Пока ужинали, Вася все говорил о драге, о тундровой автомобильной дороге, которая пролегла до самой Чаунской губы.

— Эта дорога далеко-далеко видна, — сообщил он. — И голубой автобус по ней бежит.

Оннонау слушала и дивилась: вот до чего дожили — по тундре стали ездить на автобусах! В ее детские годы колесная машина была только в букваре и вызывала множество сомнений и вопросов.

После ужина изрядно уставший Вася забрался в полог и почти мгновенно уснул.

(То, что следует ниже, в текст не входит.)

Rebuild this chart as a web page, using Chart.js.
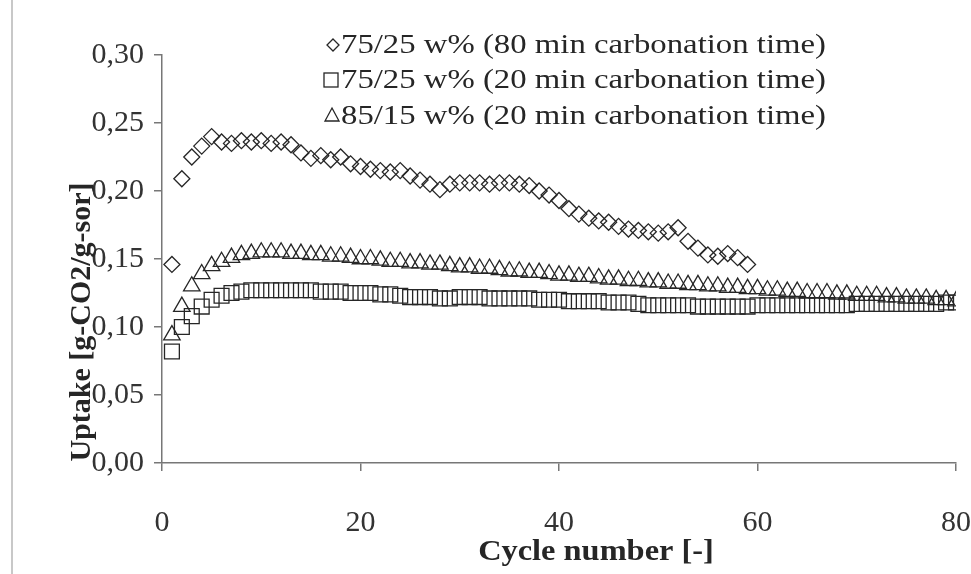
<!DOCTYPE html>
<html>
<head>
<meta charset="utf-8">
<script src="https://cdn.jsdelivr.net/npm/chart.js@4.4.1/dist/chart.umd.min.js"></script>
<style>
  body { margin: 0; background: #fff; }
  #wrap { width: 971px; height: 574px; }
</style>
</head>
<body>
<div id="wrap"><canvas id="myChart" width="971" height="574"></canvas></div>
<script>
// Dados (ciclo -> captura)
const legendLabels = [
    '75/25 w% (80 min carbonation time)',
    '75/25 w% (20 min carbonation time)',
    '85/15 w% (20 min carbonation time)'
];
const xTicks = [0, 20, 40, 60, 80];
const yTicks = [0, 0.05, 0.10, 0.15, 0.20, 0.25, 0.30];

// 75/25 w%, 80 min (ciclos 1..59)
const uptake80 = [
    0.146, 0.209, 0.225, 0.233, 0.240, 0.236, 0.235, 0.237, 0.236, 0.237,
    0.235, 0.236, 0.234, 0.228, 0.224, 0.226, 0.223, 0.225, 0.220, 0.218,
    0.216, 0.215, 0.214, 0.215, 0.211, 0.208, 0.205, 0.201, 0.205, 0.206,
    0.206, 0.206, 0.205, 0.206, 0.206, 0.205, 0.204, 0.200, 0.197, 0.193,
    0.187, 0.183, 0.180, 0.178, 0.177, 0.174, 0.172, 0.171, 0.170, 0.169,
    0.170, 0.173, 0.163, 0.158, 0.153, 0.152, 0.154, 0.151, 0.146
];
// 75/25 w%, 20 min (ciclos 1..80)
const uptake7525 = [
    0.082, 0.100, 0.108, 0.115, 0.120, 0.123, 0.125, 0.126, 0.127, 0.127,
    0.127, 0.127, 0.127, 0.127, 0.127, 0.126, 0.126, 0.126, 0.125, 0.125,
    0.125, 0.124, 0.124, 0.123, 0.122, 0.122, 0.122, 0.121, 0.121, 0.122,
    0.122, 0.122, 0.121, 0.121, 0.121, 0.121, 0.121, 0.120, 0.120, 0.120,
    0.119, 0.119, 0.119, 0.119, 0.118, 0.118, 0.118, 0.117, 0.116, 0.116,
    0.116, 0.116, 0.116, 0.115, 0.115, 0.115, 0.115, 0.115, 0.115, 0.116,
    0.116, 0.116, 0.116, 0.116, 0.116, 0.116, 0.116, 0.116, 0.116, 0.117,
    0.117, 0.117, 0.117, 0.117, 0.117, 0.117, 0.117, 0.117, 0.118, 0.118
];
// 85/15 w%, 20 min (ciclos 1..80)
const uptake8515 = [
    0.094, 0.115, 0.130, 0.139, 0.145, 0.148, 0.151, 0.153, 0.154, 0.155,
    0.155, 0.155, 0.154, 0.154, 0.153, 0.153, 0.152, 0.152, 0.151, 0.150,
    0.150, 0.149, 0.148, 0.148, 0.147, 0.147, 0.146, 0.146, 0.145, 0.144,
    0.144, 0.143, 0.143, 0.142, 0.141, 0.141, 0.140, 0.140, 0.139, 0.138,
    0.138, 0.137, 0.137, 0.136, 0.135, 0.135, 0.134, 0.134, 0.133, 0.133,
    0.132, 0.132, 0.131, 0.131, 0.130, 0.130, 0.129, 0.129, 0.128, 0.128,
    0.127, 0.127, 0.126, 0.126, 0.125, 0.125, 0.125, 0.124, 0.124, 0.123,
    0.123, 0.123, 0.122, 0.122, 0.121, 0.121, 0.121, 0.120, 0.120, 0.119
];

const toPoints = arr => arr.map((v, i) => ({ x: i + 1, y: v }));
const fontFamily = "'Liberation Serif', serif";
const ink = '#262626';

// Legenda, títulos dos eixos e a linha cinza da esquerda
const extras = {
    id: 'extras',
    afterDraw(chart) {
        const c = chart.ctx;
        c.save();
        c.strokeStyle = '#c8c8c8';
        c.lineWidth = 2;
        c.beginPath();
        c.moveTo(12, 0);
        c.lineTo(12, 574);
        c.stroke();

        // legenda
        const rows = [45, 80, 116];
        c.strokeStyle = ink;
        c.lineWidth = 1.3;
        // losango
        c.beginPath();
        c.moveTo(333, rows[0] - 6); c.lineTo(339, rows[0]); c.lineTo(333, rows[0] + 6); c.lineTo(327, rows[0]);
        c.closePath(); c.stroke();
        // quadrado
        c.strokeRect(324, rows[1] - 7, 14, 14);
        // triângulo
        c.beginPath();
        c.moveTo(332, rows[2] - 8); c.lineTo(339, rows[2] + 5); c.lineTo(325, rows[2] + 5);
        c.closePath(); c.stroke();

        c.fillStyle = ink;
        c.textBaseline = 'middle';
        c.font = '28px ' + fontFamily;
        legendLabels.forEach((t, i) => {
            c.save();
            c.translate(341, rows[i] + 1);
            c.scale(1.17, 1);
            c.fillText(t, 0, 0);
            c.restore();
        });

        // títulos
        c.font = 'bold 30px ' + fontFamily;
        c.textAlign = 'center';
        c.save();
        c.translate(596, 552);
        c.scale(1.08, 1);
        c.fillText('Cycle number [-]', 0, 0);
        c.restore();
        c.save();
        c.translate(82, 322);
        c.rotate(-Math.PI / 2);
        c.fillText('Uptake [g-CO2/g-sor]', 0, 0);
        c.restore();
        c.restore();
    }
};

const config = {
    type: 'scatter',
    data: {
        datasets: [
            {
                label: legendLabels[0],
                data: toPoints(uptake80),
                pointStyle: 'rectRot',
                pointRadius: 8,
                borderColor: ink,
                borderWidth: 1.3,
                backgroundColor: 'rgba(255,255,255,0)'
            },
            {
                label: legendLabels[1],
                data: toPoints(uptake7525),
                pointStyle: 'rect',
                pointRadius: 10.5,
                borderColor: ink,
                borderWidth: 1.3,
                backgroundColor: 'rgba(255,255,255,0)'
            },
            {
                label: legendLabels[2],
                data: toPoints(uptake8515),
                pointStyle: 'triangle',
                pointRadius: 9.5,
                borderColor: ink,
                borderWidth: 1.3,
                backgroundColor: 'rgba(255,255,255,0)'
            }
        ]
    },
    options: {
        responsive: false,
        animation: false,
        layout: { padding: { left: 0, top: 55, right: 0, bottom: 0 } },
        scales: {
            x: {
                type: 'linear',
                min: 0,
                max: 80,
                afterFit: s => { s.height = 111; s.paddingRight = 15; s.paddingLeft = 0; },
                afterBuildTicks: s => { s.ticks = xTicks.map(v => ({ value: v })); },
                grid: { drawOnChartArea: false, drawTicks: true, tickLength: 8, color: '#777', lineWidth: 1.5 },
                border: { display: true, color: '#777', width: 1.5 },
                ticks: {
                    color: '#333',
                    padding: 34,
                    maxRotation: 0,
                    font: { family: fontFamily, size: 30 }
                }
            },
            y: {
                min: 0,
                max: 0.30,
                afterFit: s => { s.width = 162; },
                afterBuildTicks: s => { s.ticks = yTicks.map(v => ({ value: v })); },
                grid: { drawOnChartArea: false, drawTicks: true, tickLength: 8, color: '#777', lineWidth: 1.5 },
                border: { display: true, color: '#777', width: 1.5 },
                ticks: {
                    color: '#333',
                    padding: 10,
                    font: { family: fontFamily, size: 30 },
                    callback: v => v.toFixed(2).replace('.', ',')
                }
            }
        },
        plugins: {
            legend: { display: false },
            tooltip: { enabled: false }
        }
    },
    plugins: [extras]
};

// Espera a fonte local antes de desenhar
Promise.all([
    document.fonts.load("30px 'Liberation Serif'"),
    document.fonts.load("bold 30px 'Liberation Serif'")
]).catch(() => {}).then(() => {
    new Chart(document.getElementById('myChart').getContext('2d'), config);
});
</script>
</body>
</html>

Оннонау ждала вечернего спокойного часа, чтобы в наступившей тишине снова попытаться услышать шум речного потока. Она надеялась, что вместе с ним придут волнующие, сладкие до боли воспоминания о счастливых днях, когда они с молодым мужем мечтали о будущем, о долгой счастливой и дружной жизни в обновленной тундре. Василий считался опытным и знающим пастухом, и даже возникали разговоры о том, что его могут сделать председателем. Но каждый раз, когда слухи об этом усиливались, Василий отгонял стадо в такую даль, что проходило не менее полугода, прежде чем стойбище оказывалось в пределах досягаемости районных властей.

Да, то было удивительно насыщенное время: дня не хватало, чтобы переделать все дела, переговорить обо всем, насладиться ощущением бьющего через край счастья.